Request
What is the number of lines in the entries below that include the word "this"? Provide the number only.

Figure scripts
+ + + + + + +

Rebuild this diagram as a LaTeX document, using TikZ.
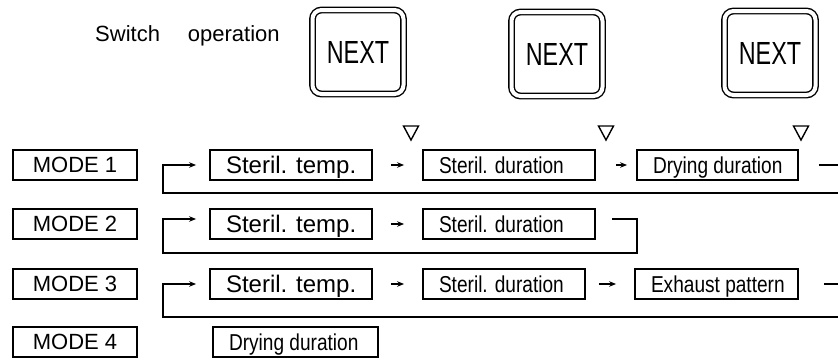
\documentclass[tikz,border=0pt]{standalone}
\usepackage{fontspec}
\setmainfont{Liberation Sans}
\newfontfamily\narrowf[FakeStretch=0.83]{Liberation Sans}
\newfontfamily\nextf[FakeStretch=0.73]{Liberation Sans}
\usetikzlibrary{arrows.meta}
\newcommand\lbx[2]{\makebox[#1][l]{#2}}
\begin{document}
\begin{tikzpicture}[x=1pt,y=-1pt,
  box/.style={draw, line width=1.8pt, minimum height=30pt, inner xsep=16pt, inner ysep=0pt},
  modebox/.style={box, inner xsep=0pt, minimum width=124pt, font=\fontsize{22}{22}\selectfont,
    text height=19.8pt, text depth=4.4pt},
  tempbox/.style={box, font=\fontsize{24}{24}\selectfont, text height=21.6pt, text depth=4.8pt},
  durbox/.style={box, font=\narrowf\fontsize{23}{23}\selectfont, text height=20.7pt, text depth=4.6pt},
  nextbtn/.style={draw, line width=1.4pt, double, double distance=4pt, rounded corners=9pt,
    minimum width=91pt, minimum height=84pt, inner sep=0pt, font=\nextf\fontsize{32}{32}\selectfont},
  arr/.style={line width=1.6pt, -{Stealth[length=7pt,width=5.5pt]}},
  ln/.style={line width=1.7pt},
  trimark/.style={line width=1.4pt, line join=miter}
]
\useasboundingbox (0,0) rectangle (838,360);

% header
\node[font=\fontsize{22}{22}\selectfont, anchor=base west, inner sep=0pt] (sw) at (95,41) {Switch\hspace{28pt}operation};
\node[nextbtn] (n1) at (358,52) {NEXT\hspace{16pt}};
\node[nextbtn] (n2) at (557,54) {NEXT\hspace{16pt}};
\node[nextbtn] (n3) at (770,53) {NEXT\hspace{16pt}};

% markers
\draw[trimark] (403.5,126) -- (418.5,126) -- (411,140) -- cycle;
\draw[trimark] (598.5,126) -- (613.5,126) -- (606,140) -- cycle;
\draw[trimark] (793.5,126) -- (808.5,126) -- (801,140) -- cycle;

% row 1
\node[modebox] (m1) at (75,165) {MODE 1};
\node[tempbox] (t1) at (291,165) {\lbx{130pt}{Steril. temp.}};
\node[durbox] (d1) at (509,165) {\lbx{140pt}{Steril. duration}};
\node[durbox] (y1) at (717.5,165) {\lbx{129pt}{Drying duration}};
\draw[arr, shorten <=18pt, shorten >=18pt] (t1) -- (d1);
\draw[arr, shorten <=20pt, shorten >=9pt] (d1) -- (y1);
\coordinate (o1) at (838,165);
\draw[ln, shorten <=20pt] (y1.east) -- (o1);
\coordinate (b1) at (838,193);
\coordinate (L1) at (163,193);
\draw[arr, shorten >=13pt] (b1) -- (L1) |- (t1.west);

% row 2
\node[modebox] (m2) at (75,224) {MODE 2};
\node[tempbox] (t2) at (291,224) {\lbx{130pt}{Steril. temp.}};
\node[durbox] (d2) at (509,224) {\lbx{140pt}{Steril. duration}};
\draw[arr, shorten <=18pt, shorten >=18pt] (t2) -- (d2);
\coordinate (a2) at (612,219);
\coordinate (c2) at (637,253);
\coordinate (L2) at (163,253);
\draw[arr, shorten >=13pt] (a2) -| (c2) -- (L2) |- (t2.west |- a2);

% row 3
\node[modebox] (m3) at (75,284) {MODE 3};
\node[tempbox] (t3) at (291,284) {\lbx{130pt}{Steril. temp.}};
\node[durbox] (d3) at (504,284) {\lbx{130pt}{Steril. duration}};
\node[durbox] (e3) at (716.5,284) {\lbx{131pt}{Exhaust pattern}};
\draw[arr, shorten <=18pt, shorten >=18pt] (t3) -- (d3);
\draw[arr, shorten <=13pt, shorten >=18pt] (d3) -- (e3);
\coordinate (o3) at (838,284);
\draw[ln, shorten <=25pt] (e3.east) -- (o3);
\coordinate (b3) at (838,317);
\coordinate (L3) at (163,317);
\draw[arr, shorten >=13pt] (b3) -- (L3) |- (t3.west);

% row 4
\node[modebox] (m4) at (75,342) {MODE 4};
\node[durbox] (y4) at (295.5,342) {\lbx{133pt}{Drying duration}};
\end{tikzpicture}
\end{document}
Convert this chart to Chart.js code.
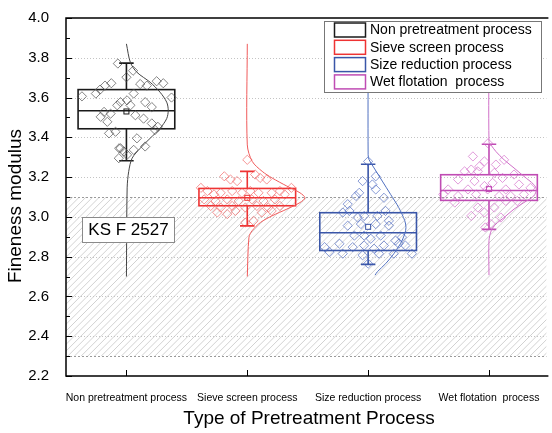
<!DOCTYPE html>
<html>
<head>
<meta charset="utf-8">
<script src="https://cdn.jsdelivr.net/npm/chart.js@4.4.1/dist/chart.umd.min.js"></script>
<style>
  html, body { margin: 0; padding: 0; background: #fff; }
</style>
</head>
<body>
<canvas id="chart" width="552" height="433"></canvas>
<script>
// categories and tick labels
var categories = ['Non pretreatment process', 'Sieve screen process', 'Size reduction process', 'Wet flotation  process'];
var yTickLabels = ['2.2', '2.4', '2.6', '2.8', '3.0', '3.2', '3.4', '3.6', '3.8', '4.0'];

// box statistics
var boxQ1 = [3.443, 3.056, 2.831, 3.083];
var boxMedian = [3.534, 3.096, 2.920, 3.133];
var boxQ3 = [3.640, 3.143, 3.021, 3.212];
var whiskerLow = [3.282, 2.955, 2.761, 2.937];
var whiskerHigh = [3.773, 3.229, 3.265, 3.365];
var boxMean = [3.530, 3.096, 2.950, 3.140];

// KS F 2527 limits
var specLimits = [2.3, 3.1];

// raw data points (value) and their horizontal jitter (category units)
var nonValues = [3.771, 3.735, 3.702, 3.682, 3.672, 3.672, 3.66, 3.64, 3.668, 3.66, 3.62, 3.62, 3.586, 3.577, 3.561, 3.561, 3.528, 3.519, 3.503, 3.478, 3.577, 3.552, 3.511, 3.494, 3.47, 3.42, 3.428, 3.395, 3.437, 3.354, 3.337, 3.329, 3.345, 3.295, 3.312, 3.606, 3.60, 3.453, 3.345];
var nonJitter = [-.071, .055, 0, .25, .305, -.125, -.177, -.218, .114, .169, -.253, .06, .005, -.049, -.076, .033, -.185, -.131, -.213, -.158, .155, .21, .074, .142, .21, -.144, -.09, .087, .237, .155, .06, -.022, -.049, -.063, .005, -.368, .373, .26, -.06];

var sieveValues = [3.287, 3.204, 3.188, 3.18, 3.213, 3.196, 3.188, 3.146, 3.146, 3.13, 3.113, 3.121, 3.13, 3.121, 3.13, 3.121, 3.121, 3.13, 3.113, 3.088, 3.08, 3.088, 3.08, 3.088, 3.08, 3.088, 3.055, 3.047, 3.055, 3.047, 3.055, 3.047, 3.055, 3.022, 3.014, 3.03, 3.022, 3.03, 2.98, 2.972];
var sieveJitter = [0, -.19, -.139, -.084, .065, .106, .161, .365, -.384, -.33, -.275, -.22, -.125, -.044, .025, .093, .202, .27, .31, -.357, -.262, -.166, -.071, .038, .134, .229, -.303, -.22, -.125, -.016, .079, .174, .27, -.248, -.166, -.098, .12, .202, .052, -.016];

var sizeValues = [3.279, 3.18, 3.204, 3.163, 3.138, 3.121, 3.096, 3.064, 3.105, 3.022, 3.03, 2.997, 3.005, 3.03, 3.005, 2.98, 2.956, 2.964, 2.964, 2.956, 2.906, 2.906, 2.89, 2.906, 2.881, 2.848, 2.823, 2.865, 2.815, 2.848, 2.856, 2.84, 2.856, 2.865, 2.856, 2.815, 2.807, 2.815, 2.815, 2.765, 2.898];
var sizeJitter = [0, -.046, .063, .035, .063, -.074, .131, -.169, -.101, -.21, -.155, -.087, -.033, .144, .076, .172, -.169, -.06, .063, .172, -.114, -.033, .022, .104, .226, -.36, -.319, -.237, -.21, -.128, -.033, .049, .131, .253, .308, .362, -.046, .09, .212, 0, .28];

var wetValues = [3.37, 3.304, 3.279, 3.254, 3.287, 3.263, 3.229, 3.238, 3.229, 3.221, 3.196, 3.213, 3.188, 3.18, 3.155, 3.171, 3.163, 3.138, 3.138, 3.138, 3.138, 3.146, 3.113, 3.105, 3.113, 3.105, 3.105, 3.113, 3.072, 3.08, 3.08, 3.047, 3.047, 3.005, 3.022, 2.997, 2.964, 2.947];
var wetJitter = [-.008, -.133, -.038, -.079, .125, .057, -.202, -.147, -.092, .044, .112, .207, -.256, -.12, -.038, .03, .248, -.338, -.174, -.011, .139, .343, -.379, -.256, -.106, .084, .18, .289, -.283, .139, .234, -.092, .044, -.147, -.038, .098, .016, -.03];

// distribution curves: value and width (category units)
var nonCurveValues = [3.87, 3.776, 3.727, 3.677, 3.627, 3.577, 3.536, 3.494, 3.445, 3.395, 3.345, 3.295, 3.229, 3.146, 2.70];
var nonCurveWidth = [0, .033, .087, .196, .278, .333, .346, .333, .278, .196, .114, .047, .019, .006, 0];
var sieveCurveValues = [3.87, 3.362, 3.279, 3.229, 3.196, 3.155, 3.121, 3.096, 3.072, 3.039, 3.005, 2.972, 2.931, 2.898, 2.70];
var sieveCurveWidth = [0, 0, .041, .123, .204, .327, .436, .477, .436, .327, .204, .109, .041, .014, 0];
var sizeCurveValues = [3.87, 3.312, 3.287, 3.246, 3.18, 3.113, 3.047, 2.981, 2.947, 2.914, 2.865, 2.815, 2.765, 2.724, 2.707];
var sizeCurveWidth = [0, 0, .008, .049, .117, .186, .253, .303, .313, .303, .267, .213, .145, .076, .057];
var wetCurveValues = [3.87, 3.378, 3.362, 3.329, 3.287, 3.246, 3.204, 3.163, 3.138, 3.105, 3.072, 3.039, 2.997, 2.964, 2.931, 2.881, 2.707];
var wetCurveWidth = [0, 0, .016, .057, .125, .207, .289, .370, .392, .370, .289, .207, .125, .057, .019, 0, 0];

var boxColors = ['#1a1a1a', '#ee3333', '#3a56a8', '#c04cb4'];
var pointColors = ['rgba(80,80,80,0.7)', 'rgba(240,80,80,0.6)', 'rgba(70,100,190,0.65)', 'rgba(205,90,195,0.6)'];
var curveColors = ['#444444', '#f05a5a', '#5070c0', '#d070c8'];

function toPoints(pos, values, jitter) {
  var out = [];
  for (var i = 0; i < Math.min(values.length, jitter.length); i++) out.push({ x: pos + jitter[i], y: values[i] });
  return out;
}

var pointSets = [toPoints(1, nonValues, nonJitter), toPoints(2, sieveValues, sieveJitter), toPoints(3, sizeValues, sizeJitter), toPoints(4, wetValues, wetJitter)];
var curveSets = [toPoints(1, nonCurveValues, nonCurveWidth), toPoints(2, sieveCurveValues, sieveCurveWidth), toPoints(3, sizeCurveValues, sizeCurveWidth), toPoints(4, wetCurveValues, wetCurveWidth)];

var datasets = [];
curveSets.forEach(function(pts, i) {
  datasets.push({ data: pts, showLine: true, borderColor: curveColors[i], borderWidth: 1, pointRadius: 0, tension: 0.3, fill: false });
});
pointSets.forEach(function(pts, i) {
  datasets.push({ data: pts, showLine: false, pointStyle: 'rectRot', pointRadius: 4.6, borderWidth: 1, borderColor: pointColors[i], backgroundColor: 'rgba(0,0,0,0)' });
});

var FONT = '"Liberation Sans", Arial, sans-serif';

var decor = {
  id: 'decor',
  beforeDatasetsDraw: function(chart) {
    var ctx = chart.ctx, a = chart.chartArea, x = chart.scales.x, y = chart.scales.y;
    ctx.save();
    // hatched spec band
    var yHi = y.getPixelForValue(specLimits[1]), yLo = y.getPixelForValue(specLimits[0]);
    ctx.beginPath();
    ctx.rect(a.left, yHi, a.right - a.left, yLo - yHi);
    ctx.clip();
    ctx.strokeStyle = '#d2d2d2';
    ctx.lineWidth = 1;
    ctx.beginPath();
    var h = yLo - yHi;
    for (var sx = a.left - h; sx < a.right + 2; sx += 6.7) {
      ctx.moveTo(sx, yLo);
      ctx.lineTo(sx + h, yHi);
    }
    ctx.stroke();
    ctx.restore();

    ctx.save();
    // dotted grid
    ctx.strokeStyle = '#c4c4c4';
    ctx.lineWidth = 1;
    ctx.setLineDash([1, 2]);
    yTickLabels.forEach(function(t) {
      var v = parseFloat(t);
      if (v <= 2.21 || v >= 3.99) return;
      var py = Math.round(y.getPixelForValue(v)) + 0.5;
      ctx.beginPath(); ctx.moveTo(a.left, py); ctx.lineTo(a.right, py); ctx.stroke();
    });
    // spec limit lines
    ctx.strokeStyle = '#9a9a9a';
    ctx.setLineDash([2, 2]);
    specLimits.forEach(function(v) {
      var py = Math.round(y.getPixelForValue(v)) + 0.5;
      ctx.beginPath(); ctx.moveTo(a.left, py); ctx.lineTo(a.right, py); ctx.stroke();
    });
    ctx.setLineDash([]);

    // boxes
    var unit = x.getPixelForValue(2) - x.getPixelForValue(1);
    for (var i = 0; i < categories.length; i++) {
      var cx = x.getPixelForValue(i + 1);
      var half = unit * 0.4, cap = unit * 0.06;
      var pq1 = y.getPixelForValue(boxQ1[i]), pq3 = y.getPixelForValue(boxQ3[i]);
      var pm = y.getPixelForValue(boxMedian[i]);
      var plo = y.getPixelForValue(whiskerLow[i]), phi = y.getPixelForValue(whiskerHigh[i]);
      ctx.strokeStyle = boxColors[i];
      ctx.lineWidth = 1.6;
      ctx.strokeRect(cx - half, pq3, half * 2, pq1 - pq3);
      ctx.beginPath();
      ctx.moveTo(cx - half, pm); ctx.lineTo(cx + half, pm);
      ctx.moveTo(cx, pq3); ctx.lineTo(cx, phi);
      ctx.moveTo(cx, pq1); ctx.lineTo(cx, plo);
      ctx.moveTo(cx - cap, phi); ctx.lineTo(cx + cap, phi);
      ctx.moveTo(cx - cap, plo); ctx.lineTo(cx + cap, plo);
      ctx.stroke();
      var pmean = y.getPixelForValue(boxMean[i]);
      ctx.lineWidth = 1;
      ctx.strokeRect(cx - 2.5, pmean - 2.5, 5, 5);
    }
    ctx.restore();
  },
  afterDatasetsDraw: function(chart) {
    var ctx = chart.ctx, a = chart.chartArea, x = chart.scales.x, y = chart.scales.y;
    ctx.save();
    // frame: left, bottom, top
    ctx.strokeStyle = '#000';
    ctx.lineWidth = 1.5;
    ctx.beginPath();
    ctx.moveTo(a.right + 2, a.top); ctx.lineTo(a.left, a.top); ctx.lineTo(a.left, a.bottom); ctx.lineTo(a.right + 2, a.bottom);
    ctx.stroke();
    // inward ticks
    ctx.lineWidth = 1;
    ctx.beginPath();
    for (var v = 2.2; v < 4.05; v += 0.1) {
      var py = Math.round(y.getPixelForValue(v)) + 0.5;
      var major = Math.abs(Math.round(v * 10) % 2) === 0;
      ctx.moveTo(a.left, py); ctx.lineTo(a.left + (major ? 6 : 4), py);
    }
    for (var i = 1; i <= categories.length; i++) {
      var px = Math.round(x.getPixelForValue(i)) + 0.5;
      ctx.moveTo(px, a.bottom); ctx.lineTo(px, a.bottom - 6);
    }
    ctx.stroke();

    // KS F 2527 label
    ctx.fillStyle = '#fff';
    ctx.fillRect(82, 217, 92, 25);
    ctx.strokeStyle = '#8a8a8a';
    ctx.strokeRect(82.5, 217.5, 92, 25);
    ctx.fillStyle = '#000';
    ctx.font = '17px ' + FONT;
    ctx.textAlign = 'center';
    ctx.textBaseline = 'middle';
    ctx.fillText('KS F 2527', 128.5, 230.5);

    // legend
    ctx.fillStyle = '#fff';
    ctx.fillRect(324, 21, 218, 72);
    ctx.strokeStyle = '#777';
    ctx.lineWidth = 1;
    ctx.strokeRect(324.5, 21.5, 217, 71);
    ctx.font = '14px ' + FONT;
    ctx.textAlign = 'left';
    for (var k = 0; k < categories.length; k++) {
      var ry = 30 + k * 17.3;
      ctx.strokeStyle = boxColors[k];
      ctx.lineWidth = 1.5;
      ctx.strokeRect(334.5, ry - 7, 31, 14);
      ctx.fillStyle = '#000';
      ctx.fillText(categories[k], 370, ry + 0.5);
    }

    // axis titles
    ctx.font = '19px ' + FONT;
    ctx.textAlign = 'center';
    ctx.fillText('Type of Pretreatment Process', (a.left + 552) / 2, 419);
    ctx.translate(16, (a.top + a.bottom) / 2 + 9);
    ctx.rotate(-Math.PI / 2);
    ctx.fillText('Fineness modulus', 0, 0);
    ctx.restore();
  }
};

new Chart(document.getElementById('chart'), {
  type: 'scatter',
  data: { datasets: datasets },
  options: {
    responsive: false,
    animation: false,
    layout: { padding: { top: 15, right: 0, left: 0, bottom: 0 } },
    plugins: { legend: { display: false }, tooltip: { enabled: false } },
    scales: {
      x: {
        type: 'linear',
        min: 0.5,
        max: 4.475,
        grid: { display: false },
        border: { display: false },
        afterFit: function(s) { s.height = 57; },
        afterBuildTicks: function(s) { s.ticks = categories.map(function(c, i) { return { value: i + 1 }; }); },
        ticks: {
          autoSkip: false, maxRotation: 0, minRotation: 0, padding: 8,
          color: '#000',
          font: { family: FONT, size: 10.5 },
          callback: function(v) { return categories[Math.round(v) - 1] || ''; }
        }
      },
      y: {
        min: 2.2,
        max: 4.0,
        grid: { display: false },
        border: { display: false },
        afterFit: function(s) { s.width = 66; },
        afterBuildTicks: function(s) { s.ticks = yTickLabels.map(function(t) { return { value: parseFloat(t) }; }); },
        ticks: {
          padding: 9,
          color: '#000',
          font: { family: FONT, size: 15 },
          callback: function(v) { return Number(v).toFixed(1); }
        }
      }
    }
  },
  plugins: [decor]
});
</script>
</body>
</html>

+ + + + + + +

Task solution
2